The Delhi High Court recently set aside contracts worth Rs 95 crore for requisitioning security guards for protected monuments located in the Southern and Central regions of India, given by the Ministry of Culture.
The court flagged the “total silence and opacity in the manner” in which the contracts were awarded to an agency while disqualifying 75 others, and directed the ministry to initiate the tendering process afresh and complete it within three months.
CISS Services Ltd, which provides security solutions, had moved the HC, seeking quashing of the work orders issued to another agency — SIS Limited — for providing 1,306 unarmed security guards at the monuments of national heritage, some of which have also been declared as World Heritage Sites.
The tenders were issued in July 2024, which received 76 bids. In December 2024, technical bids were opened, where 75 of the 76 bidders, including CISS Services, were disqualified. The only bidder remaining was SIS Limited, and it was awarded the contract in March 2025. The prior round of the government’s contract was with SIS Limited.
SIS Limited was founded by Ravindra Kishore Sinha, who is also its group chairman. Elected to the Rajya Sabha from Bihar in 2014 as a BJP member, former journalist Sinha’s SIS found its links to two offshore entities in the Paradise Papers investigation in 2017.

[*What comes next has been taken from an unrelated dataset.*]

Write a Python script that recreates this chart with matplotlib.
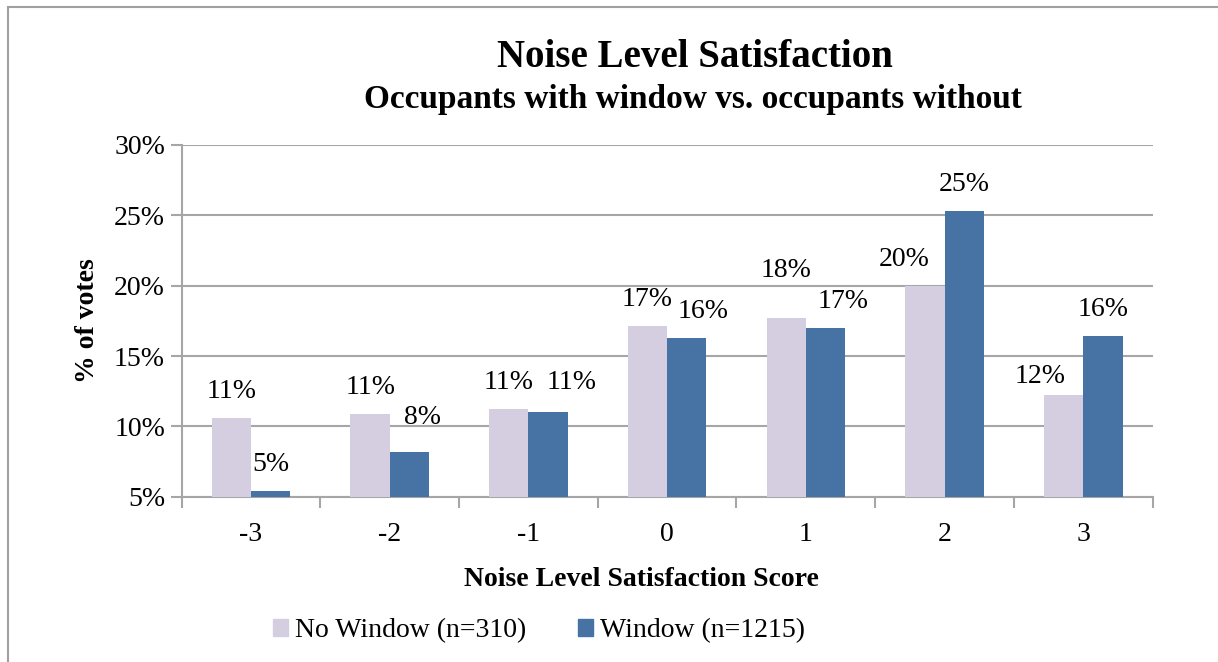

The scope of the tenders required prevention of damage and theft from monuments/ museum/ sites, among other duties. The bid document also outlined that bidders required past experience in similar services to any central/state government organisation/public sector undertaking.
In this regard, to exemplify its prior experience, CISS Services had referred to being a service provider to SBI. The government authority had, however, objected to this on the ground that the SBI had engaged the firm for execution of “caretaker services” and not “security services”, and thus the same would not qualify as experience in similar services.

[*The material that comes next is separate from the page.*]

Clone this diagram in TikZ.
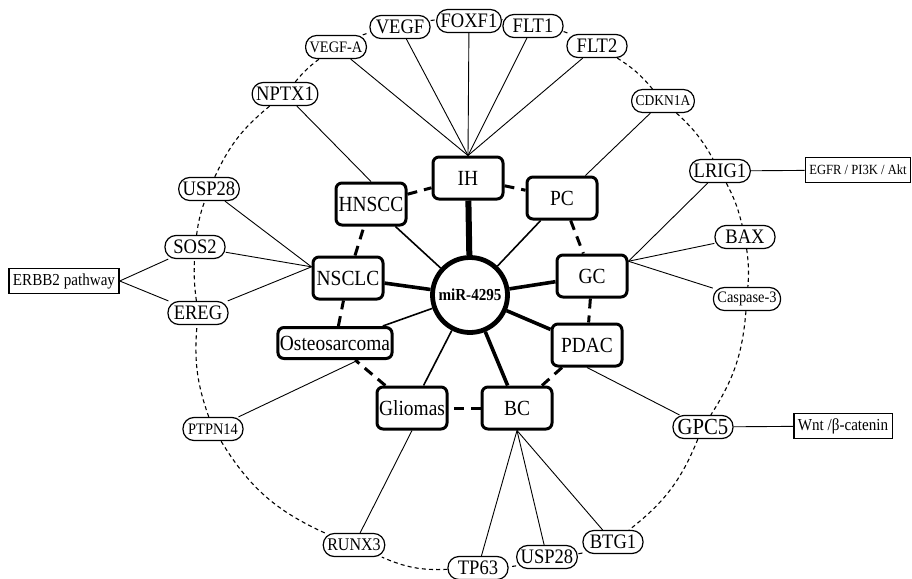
\documentclass[tikz,border=0pt]{standalone}
\usepackage{fontspec}
\setmainfont{Liberation Serif}[FakeStretch=0.9]

\begin{document}
\begin{tikzpicture}[
                hub/.style={
                    circle,
                    draw,
                    fill=white,
                    line width=2.4pt,
                    minimum size=37.5pt,
                    inner sep=0pt,
                    font=\bfseries\fontsize{8.4}{10}\selectfont
                },
                disease/.style={
                    rectangle,
                    draw,
                    fill=white,
                    rounded corners=3pt,
                    line width=1.5pt,
                    minimum width=35pt,
                    minimum height=21pt,
                    inner sep=1pt,
                    font=\fontsize{10.8}{12}\selectfont
                },
                gene/.style={
                    rectangle,
                    draw,
                    fill=white,
                    rounded corners=5.5pt,
                    line width=0.6pt,
                    minimum width=30pt,
                    minimum height=11.5pt,
                    inner xsep=2pt,
                    inner ysep=0.5pt,
                    font=\fontsize{10.3}{12}\selectfont
                },
                smallgene/.style={
                    gene,
                    font=\fontsize{8}{10}\selectfont
                },
                pathway/.style={
                    rectangle,
                    draw,
                    fill=white,
                    line width=0.7pt,
                    minimum height=12.5pt,
                    inner xsep=2pt,
                    inner ysep=0.5pt,
                    font=\fontsize{8.4}{10}\selectfont
                },
                ring/.style={
                    dash pattern=on 5pt off 3.5pt,
                    line width=1.5pt
                },
                orbit/.style={
                    dash pattern=on 2pt off 1.6pt,
                    line width=0.55pt
                },
                link/.style={
                    line width=0.45pt
                },
                x=0.5pt,
                y=0.5pt
            ]

        \useasboundingbox (0,0) rectangle (912,-579);

        % Centre
        \node[hub] (mir) at (470,-295) {miR-4295};

        % Diseases
        \node[disease] (ih) at (468,-178) {IH};
        \node[disease] (pc) at (562,-198) {PC};
        \node[disease] (gc) at (592,-276) {GC};
        \node[disease] (pdac) at (587,-345) {PDAC};
        \node[disease] (bc) at (517,-408) {BC};
        \node[disease] (gliomas) at (412,-408) {Gliomas};
        \node[disease, minimum height=15.5pt] (osteo) at (335,-343) {Osteosarcoma};
        \node[disease] (nsclc) at (348,-278) {NSCLC};
        \node[disease] (hnscc) at (371,-204) {HNSCC};

        % Targets, outer ring
        \node[gene] (foxf) at (469,-21) {FOXF1};
        \node[gene] (flta) at (533,-26) {FLT1};
        \node[gene] (fltb) at (597,-46) {FLT2};
        \node[smallgene, font=\fontsize{7.5}{9}\selectfont] (cdkn) at (663,-101) {CDKN1A};
        \node[gene] (lrig) at (720,-171) {LRIG1};
        \node[gene] (bax) at (745,-237) {BAX};
        \node[smallgene] (casp) at (747,-299) {Caspase-3};
        \node[gene, font=\fontsize{11.5}{13}\selectfont] (gpc) at (703,-427) {GPC5};
        \node[gene] (btg) at (613,-542) {BTG1};
        \node[gene] (uspb) at (547,-557) {USP28};
        \node[gene] (tp) at (478,-568) {TP63};
        \node[smallgene, font=\fontsize{8.9}{10}\selectfont] (runx) at (354,-545) {RUNX3};
        \node[smallgene] (ptpn) at (213,-429) {PTPN14};
        \node[gene] (ereg) at (198,-313) {EREG};
        \node[gene] (sos) at (195,-247) {SOS2};
        \node[gene] (uspa) at (209,-189) {USP28};
        \node[gene] (nptx) at (285,-94) {NPTX1};
        \node[smallgene] (vegfa) at (336,-47) {VEGF-A};
        \node[gene] (vegf) at (400,-27) {VEGF};

        % Pathways
        \node[pathway] (erbb) at (64,-281) {ERBB2 pathway};
        \node[pathway, font=\fontsize{7}{9}\selectfont] (egfr) at (858,-170) {EGFR / PI3K / Akt};
        \node[pathway] (wnt) at (843,-426) {Wnt /β-catenin};

        % Spokes
        \foreach \n/\w in {ih/3pt, pc/0.8pt, gc/1.8pt, pdac/1.8pt, bc/1.8pt,
                           gliomas/0.8pt, osteo/0.8pt, nsclc/1.8pt, hnscc/0.8pt}
            \draw[line width=\w] (mir) -- (\n);

        % Inner ring
        \foreach \a/\b in {ih/pc, pc/gc, gc/pdac, pdac/bc, bc/gliomas,
                           gliomas/osteo, osteo/nsclc, nsclc/hnscc, hnscc/ih}
            \draw[ring] (\a) -- (\b);

        % Outer ring
        \foreach \a/\b/\t in {foxf/flta/7, flta/fltb/7, fltb/cdkn/9, cdkn/lrig/9,
                              lrig/bax/7, bax/casp/6, casp/gpc/14, gpc/btg/15,
                              btg/uspb/7, uspb/tp/7, tp/runx/13, runx/ptpn/17,
                              ptpn/ereg/12, ereg/sos/5, sos/uspa/6, uspa/nptx/13,
                              nptx/vegfa/7, vegfa/vegf/7, vegf/foxf/7}
            \draw[orbit] (\a) to[bend left=\t] (\b);

        % Disease to target
        \foreach \g in {vegfa, vegf, foxf, flta, fltb}
            \draw[link] (ih.north) -- (\g);
        \draw[link] (hnscc.north) -- (nptx);
        \draw[link] (pc) -- (cdkn);
        \foreach \g in {lrig, bax, casp}
            \draw[link] (gc.22) -- (\g);
        \foreach \g in {uspa, sos, ereg}
            \draw[link] (nsclc.163) -- (\g);
        \draw[link] (osteo.-36) -- (ptpn);
        \draw[link] (gliomas.south) -- (runx);
        \foreach \g in {tp, uspb, btg}
            \draw[link] (bc.south) -- (\g);
        \draw[link] (pdac.south) -- (gpc);

        % Target to pathway
        \draw[link] (lrig) -- (egfr);
        \draw[link] (gpc) -- (wnt);
        \draw[link] (erbb.east) -- (sos);
        \draw[link] (erbb.east) -- (ereg);

\end{tikzpicture}
\end{document}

In an order dated August 1, a bench of Chief Justice D K Upadhyaya and Justice Anish Dayal, setting aside the work contracts and directing for a fresh tendering, noted that the services that ministry had outlined in the tender and the scope of “caretaking services” in SBI were “substantially similar” with “only the context that changes i.e. from an ATM to a monument”.
“In the opinion of this court, any reasonable and prudent person would consider that these are ‘similar services’ and cannot be vastly distinguished merely on the basis of nomenclature. The SBI contract would have, for the purposes of their own internal systems, defined these services as ‘caretaker services’. Mere use of the ‘caretaker’ phrase does not dilute, in any manner, the core nature of service, i.e., of an unarmed security guard…,” the bench said.
It further reasoned, Any prudent person would simply peel off only one thin layer to appreciate the real purpose of the contract and would have arrived at an undeniable conclusion that the contract was for security services… The tendering authority could have been in a better position in this situation by expanding the base of the consideration beyond just one person out of 76, to get a favourable bid, and could have easily asked for a clarification on this issue from the petitioner.”
“It is quite clear that there was no cogent/clear reasoning which was furnished and merely a decision was handed down by means of the cryptic paragraph… disqualifying petitioner (CISS Services) and finding respondent (SIS Limited) as eligible. No embellishment, no elaboration, no light has been thrown by the Tender Committee as to on what basis and parameters they had reached this decision,” the court said.
“There is total silence and opacity in the manner in which the authority arrived at this decision,” the bench further recorded, while holding the tendering authority’s decision as “arbitrary and unreasonable”.